[What needs to be done]
Working from the top of the listing below, retype each line through the line containing "const centers = categories.map((c, i)", both included, with no pictures.
★ ★ ★
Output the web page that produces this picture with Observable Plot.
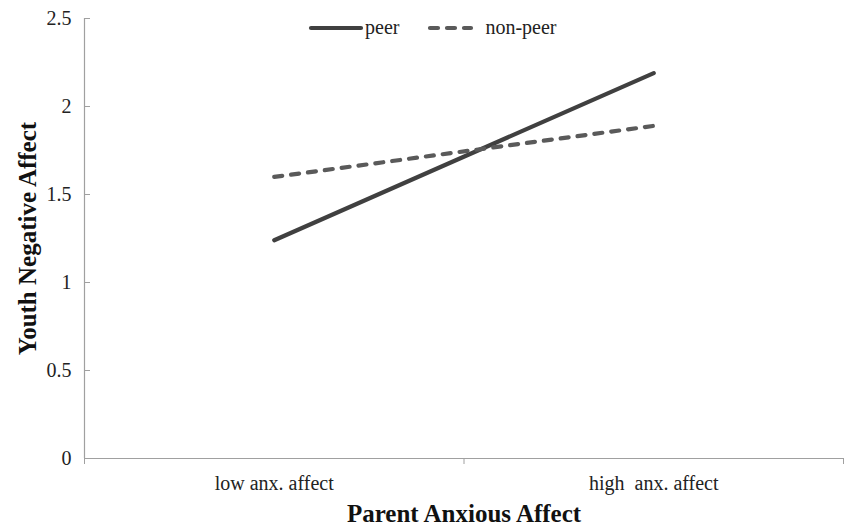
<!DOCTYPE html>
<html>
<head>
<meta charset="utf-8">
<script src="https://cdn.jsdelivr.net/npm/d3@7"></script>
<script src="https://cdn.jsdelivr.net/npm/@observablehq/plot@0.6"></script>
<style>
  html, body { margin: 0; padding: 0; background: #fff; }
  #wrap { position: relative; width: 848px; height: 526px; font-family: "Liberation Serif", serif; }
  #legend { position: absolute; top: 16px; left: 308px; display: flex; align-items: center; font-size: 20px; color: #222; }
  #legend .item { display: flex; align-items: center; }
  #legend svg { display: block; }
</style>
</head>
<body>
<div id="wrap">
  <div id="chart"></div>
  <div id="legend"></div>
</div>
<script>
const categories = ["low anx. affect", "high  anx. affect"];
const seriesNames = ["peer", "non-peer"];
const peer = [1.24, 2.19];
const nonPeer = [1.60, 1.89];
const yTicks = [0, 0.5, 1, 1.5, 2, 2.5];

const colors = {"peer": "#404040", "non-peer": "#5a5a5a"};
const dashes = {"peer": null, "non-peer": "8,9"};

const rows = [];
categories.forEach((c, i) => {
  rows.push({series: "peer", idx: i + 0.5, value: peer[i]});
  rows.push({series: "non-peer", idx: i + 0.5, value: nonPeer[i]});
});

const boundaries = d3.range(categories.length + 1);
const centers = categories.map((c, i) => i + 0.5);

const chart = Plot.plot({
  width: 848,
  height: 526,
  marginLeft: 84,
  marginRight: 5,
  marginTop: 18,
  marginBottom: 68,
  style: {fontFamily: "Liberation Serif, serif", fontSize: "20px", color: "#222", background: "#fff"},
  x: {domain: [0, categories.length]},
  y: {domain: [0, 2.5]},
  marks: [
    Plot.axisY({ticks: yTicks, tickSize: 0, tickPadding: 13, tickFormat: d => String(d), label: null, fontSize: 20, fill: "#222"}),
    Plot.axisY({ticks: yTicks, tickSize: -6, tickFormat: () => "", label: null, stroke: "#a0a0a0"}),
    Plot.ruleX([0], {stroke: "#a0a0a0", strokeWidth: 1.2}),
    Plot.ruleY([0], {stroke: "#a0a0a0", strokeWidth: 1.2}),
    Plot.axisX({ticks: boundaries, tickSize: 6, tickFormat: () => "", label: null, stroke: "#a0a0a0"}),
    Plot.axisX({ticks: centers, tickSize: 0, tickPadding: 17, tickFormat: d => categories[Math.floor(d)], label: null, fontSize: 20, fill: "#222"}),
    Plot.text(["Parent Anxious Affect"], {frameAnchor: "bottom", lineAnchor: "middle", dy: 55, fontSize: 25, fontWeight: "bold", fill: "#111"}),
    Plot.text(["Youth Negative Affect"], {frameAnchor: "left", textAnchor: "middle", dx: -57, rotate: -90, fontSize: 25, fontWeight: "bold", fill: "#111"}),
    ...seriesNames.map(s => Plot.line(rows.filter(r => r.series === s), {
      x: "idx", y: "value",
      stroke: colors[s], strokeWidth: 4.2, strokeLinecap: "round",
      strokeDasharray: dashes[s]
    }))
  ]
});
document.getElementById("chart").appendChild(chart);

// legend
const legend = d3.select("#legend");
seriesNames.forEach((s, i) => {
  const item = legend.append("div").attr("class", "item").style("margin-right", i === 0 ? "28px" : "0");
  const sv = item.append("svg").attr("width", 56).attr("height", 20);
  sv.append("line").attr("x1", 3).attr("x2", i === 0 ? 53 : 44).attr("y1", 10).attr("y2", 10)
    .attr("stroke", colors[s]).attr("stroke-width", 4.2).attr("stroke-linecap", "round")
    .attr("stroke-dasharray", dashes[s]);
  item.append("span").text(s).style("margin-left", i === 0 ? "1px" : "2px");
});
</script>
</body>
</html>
★ ★ ★
[Response]
Output the web page that produces this picture with Observable Plot.
<!DOCTYPE html>
<html>
<head>
<meta charset="utf-8">
<script src="https://cdn.jsdelivr.net/npm/d3@7"></script>
<script src="https://cdn.jsdelivr.net/npm/@observablehq/plot@0.6"></script>
<style>
  html, body { margin: 0; padding: 0; background: #fff; }
  #wrap { position: relative; width: 848px; height: 526px; font-family: "Liberation Serif", serif; }
  #legend { position: absolute; top: 16px; left: 308px; display: flex; align-items: center; font-size: 20px; color: #222; }
  #legend .item { display: flex; align-items: center; }
  #legend svg { display: block; }
</style>
</head>
<body>
<div id="wrap">
  <div id="chart"></div>
  <div id="legend"></div>
</div>
<script>
const categories = ["low anx. affect", "high  anx. affect"];
const seriesNames = ["peer", "non-peer"];
const peer = [1.24, 2.19];
const nonPeer = [1.60, 1.89];
const yTicks = [0, 0.5, 1, 1.5, 2, 2.5];

const colors = {"peer": "#404040", "non-peer": "#5a5a5a"};
const dashes = {"peer": null, "non-peer": "8,9"};

const rows = [];
categories.forEach((c, i) => {
  rows.push({series: "peer", idx: i + 0.5, value: peer[i]});
  rows.push({series: "non-peer", idx: i + 0.5, value: nonPeer[i]});
});

const boundaries = d3.range(categories.length + 1);
const centers = categories.map((c, i) => i + 0.5);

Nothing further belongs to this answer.